ABSTRACT

Interactional approaches to language view social relations of solidarity, friendship and affiliation, or hostility and disaffiliation from people and opinions, as intimately linked with participation frameworks: these refer to the roles and statuses that participants assume in communication (Goffman, 1981). The assumption is that social relations are signaled through semiotic and sequential choices. Studies of everyday conversations have amply documented these close links. Conversation Analysis and discursive psychology often use the term alignment to describe interactional processes of relationship building. With alignment, speakers signal, linguistically, paralinguistically and in embodied ways, their understanding of their interlocutors’ positions. A typical feature of alignment, as documented within Conversation Analysis, consists in creating contributions that are lexically, syntactically, grammatically and sequentially similar to previous contributions (Stivers, 2008; Guardiola & Bertrand, 2013). Such similar sequences are viewed as the linguistic manifestation of convergent relations and behaviors, a sign within psychological research of affiliation with another.

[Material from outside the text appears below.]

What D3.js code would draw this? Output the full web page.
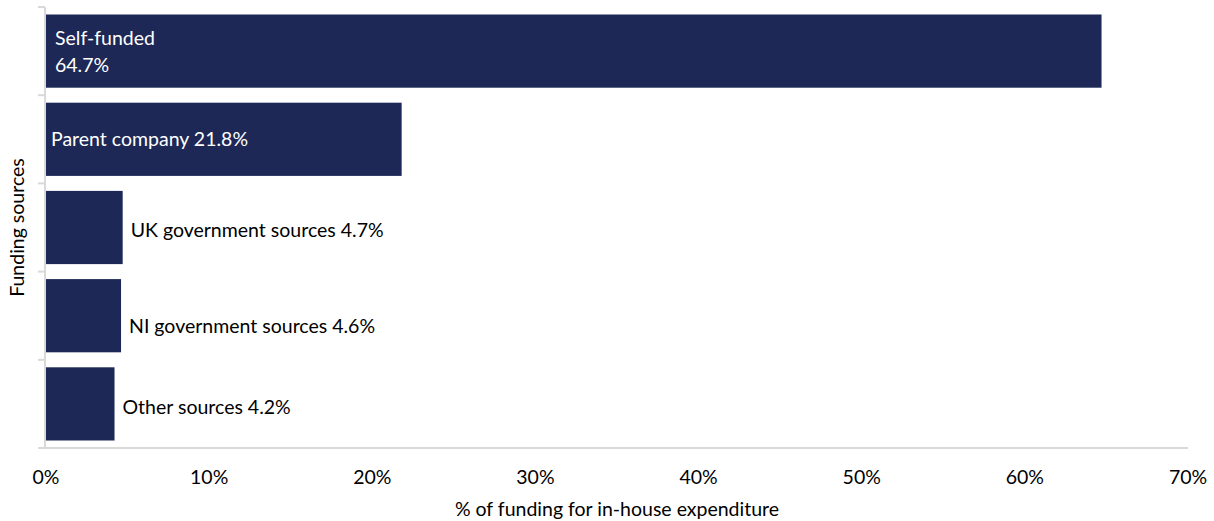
<!DOCTYPE html>
<head>
<meta charset="utf-8">
<style>
body { margin: 0; background: white; }
text { font-family: Lato, "Open Sans", sans-serif; fill: #000; font-size: 19.5px; }
</style>
</head>
<body>
<svg width="1214" height="521"></svg>
<script src="https://d3js.org/d3.v7.min.js"></script>
<script>
// funding sources, top to bottom
var categories = ["Self-funded", "Parent company", "UK government sources", "NI government sources", "Other sources"];
var values = [64.7, 21.8, 4.7, 4.6, 4.2];
var ticks = [0, 10, 20, 30, 40, 50, 60, 70];

var svg = d3.select("svg");
var m = {left: 46, right: 1188, top: 7, bottom: 448};

var x = d3.scaleLinear().domain([0, 70]).range([m.left, m.right]);
var y = d3.scaleBand().domain(categories).range([m.top, m.bottom]).paddingInner(0.17).paddingOuter(0.085);

// axes
svg.append("line")
  .attr("x1", m.left - 1).attr("x2", m.left - 1)
  .attr("y1", m.top).attr("y2", m.bottom)
  .attr("stroke", "#d9d9d9").attr("stroke-width", 2);
var step = (m.bottom - m.top) / categories.length;
d3.range(categories.length + 1).forEach(function(i) {
  svg.append("line")
    .attr("x1", m.left - 8).attr("x2", m.left - 1)
    .attr("y1", m.top + i * step).attr("y2", m.top + i * step)
    .attr("stroke", "#d9d9d9").attr("stroke-width", 2);
});
svg.append("line")
  .attr("x1", m.left - 8).attr("x2", m.right)
  .attr("y1", m.bottom).attr("y2", m.bottom)
  .attr("stroke", "#d9d9d9").attr("stroke-width", 2);

svg.selectAll(".tick")
  .data(ticks)
  .enter().append("text")
  .attr("class", "tick")
  .attr("x", d => x(d))
  .attr("y", 484)
  .attr("text-anchor", "middle")
  .text(d => d + "%");

svg.append("text")
  .attr("x", (m.left + m.right) / 2)
  .attr("y", 516)
  .attr("text-anchor", "middle")
  .text("% of funding for in-house expenditure");

svg.append("text")
  .attr("transform", "translate(24," + ((m.top + m.bottom) / 2) + ") rotate(-90)")
  .attr("text-anchor", "middle")
  .text("Funding sources");

// bars
svg.selectAll(".bar")
  .data(values)
  .enter().append("rect")
  .attr("class", "bar")
  .attr("x", x(0))
  .attr("y", (d, i) => y(categories[i]))
  .attr("width", d => x(d) - x(0))
  .attr("height", y.bandwidth())
  .attr("fill", "#1d2856");

// labels: first two inside the bar, others outside
var labelDy = [0, 0, 2, 10, 3];
values.forEach(function(v, i) {
  var cy = y(categories[i]) + y.bandwidth() / 2 + labelDy[i];
  if (i === 0) {
    var t = svg.append("text")
      .attr("x", x(0) + 9)
      .attr("y", cy - 6)
      .style("fill", "white");
    t.append("tspan").attr("x", x(0) + 9).text(categories[i]);
    t.append("tspan").attr("x", x(0) + 9).attr("dy", 27).text(v + "%");
  } else if (i === 1) {
    svg.append("text")
      .attr("x", x(0) + 5)
      .attr("y", cy + 7)
      .style("fill", "white")
      .text(categories[i] + " " + v + "%");
  } else {
    svg.append("text")
      .attr("x", x(v) + 8)
      .attr("y", cy + 7)
      .text(categories[i] + " " + v + "%");
  }
});
</script>
</body>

Although the exact relations between doing alignment vis-à-vis the communicative action of a speaker’s prior contribution and expressing affiliation with the speaker and his or her stances are a matter of some dispute (see Guardiola & Bertrand, 2013), a prevalent position in Conversation Analysis is that alignment is a prerequisite for affiliation (Stivers, 2008): aligning with what and how a speaker communicates signals display of support and endorsement of their conveyed stance.